Just hours after the still Nancy Pelosi-run U.S. House of Representatives voted to extend the current tax rates for middle- and lower-income Americans--rather than keeping all the tax rates where they are on everyone as the Republicans want--negotiations to bring up similar measures in the U.S. Senate collapsed.
Senate leaders, according to various published reports, had been working on a plan to offer four different approaches, one that mirrored what the House passed, one that extended the current tax rates for anyone making less than $1 million per year, one that would extend the current tax rates for everyone for five years and one that would make the current tax rates permanent.
What will happen next is anyone’s guess. Harry Reid, the leader of the Senate Democrats, is expected to push for a vote on the House-passed measure as early as today but it is not at all clear there are enough votes in favor of the measure to allow it to come to the floor.
Almost everyone agrees that raising taxes in an economy as weak as the U.S. economy is now is foolhardy. And there is plenty of evidence that lower tax rates, up to a point, on the highest incomes provides the biggest bang for the buck as far as stimulating the economy goes. So we’re in a position where party politics and good economic policy are at loggerheads, with the Democrats continuing to adhere to the class warfare argument that the rich are somehow less deserving of lower tax rates than the rest of the country.
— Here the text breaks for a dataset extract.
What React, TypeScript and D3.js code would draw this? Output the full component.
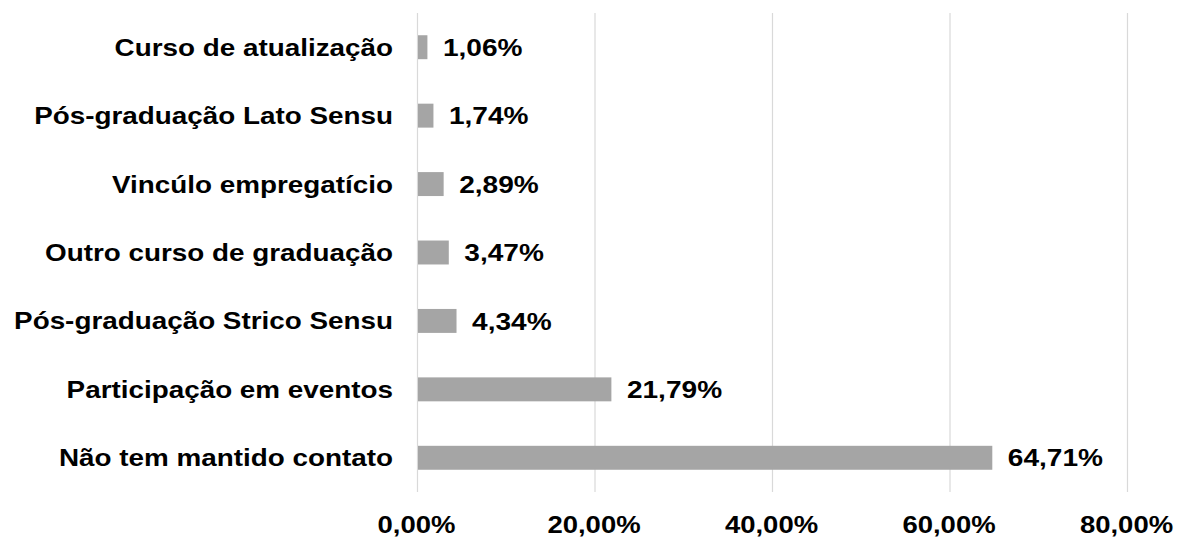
import { useMemo } from 'react';
import * as d3 from 'd3';

// categories from top to bottom, as in the picture
const categories = [
  'Curso de atualização',
  'Pós-graduação Lato Sensu',
  'Vincúlo empregatício',
  'Outro curso de graduação',
  'Pós-graduação Strico Sensu',
  'Participação em eventos',
  'Não tem mantido contato',
];
const values = [1.06, 1.74, 2.89, 3.47, 4.34, 21.79, 64.71];
const ticks = [0, 20, 40, 60, 80];

const WIDTH = 1179;
const HEIGHT = 540;
const FONT = 'Liberation Sans, Arial, sans-serif';

const fmt = (v: number) => `${v.toFixed(2).replace('.', ',')}%`;

interface LabelProps {
  x: number;
  y: number;
  anchor?: 'start' | 'middle' | 'end';
  size: number;
  stretch?: number;
  dy?: string;
  children: string;
}

// the source text is drawn a bit wider than plain Arial Bold
function Label({ x, y, anchor = 'start', size, stretch = 1.17, dy, children }: LabelProps) {
  return (
    <g transform={`translate(${x},${y}) scale(${stretch},1)`}>
      <text textAnchor={anchor} dy={dy} fontSize={size} fontWeight="bold" fill="#000">
        {children}
      </text>
    </g>
  );
}

export default function App() {
  const x = useMemo(() => d3.scaleLinear().domain([0, 80]).range([417.5, 1127.5]), []);
  const y = useMemo(
    () => d3.scaleBand<string>().domain(categories).range([13, 492]).paddingInner(0.65).paddingOuter(0.325),
    []
  );
  const mid = (c: string) => (y(c) ?? 0) + y.bandwidth() / 2;

  return (
    <svg
      width={WIDTH}
      height={HEIGHT}
      style={{ position: 'absolute', left: 0, top: 0, background: '#fff' }}
      fontFamily={FONT}
    >
      {/* Gridlines */}
      <g className="grid">
        {ticks.map((t) => (
          <line key={t} x1={x(t)} x2={x(t)} y1={13} y2={492} stroke="#d9d9d9" strokeWidth={1.2} />
        ))}
      </g>

      {/* Bars */}
      <g className="bars">
        {categories.map((c, i) => (
          <rect
            key={c}
            x={x(0) + 0.5}
            y={y(c)}
            width={x(values[i]) - x(0)}
            height={y.bandwidth()}
            fill="#a5a5a5"
          />
        ))}
      </g>

      {/* Value labels */}
      <g className="values">
        {categories.map((c, i) => (
          <Label key={c} x={x(values[i]) + 16} y={mid(c)} dy="0.36em" size={24}>
            {fmt(values[i])}
          </Label>
        ))}
      </g>

      {/* Category labels */}
      <g className="categories">
        {categories.map((c) => (
          <Label key={c} x={393} y={mid(c)} dy="0.36em" anchor="end" size={23.5} stretch={1.185}>
            {c}
          </Label>
        ))}
      </g>

      {/* X axis tick labels */}
      <g className="x-axis">
        {ticks.map((t) => (
          <Label key={t} x={x(t) - 1} y={533} anchor="middle" size={23.5}>
            {fmt(t)}
          </Label>
        ))}
      </g>
    </svg>
  );
}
In essence, the U.S. economy is being held hostage to a political game of chicken. The White House is still trying to work out a compromise with congressional leaders to craft a measure acceptable to everyone, which would mean preserving the current structure as it is for some period of time, but the general perception is that it is following rather than leading the discussion. There is still time to work a deal out and pass something that will allow all sides to claim victory. One idea is to link yet another extension of unemployment benefits to a package that extends the current tax rates on everyone for everything, but the economic uncertainty the ticking clock is producing is likely to drive the economy way down as the year comes to an end.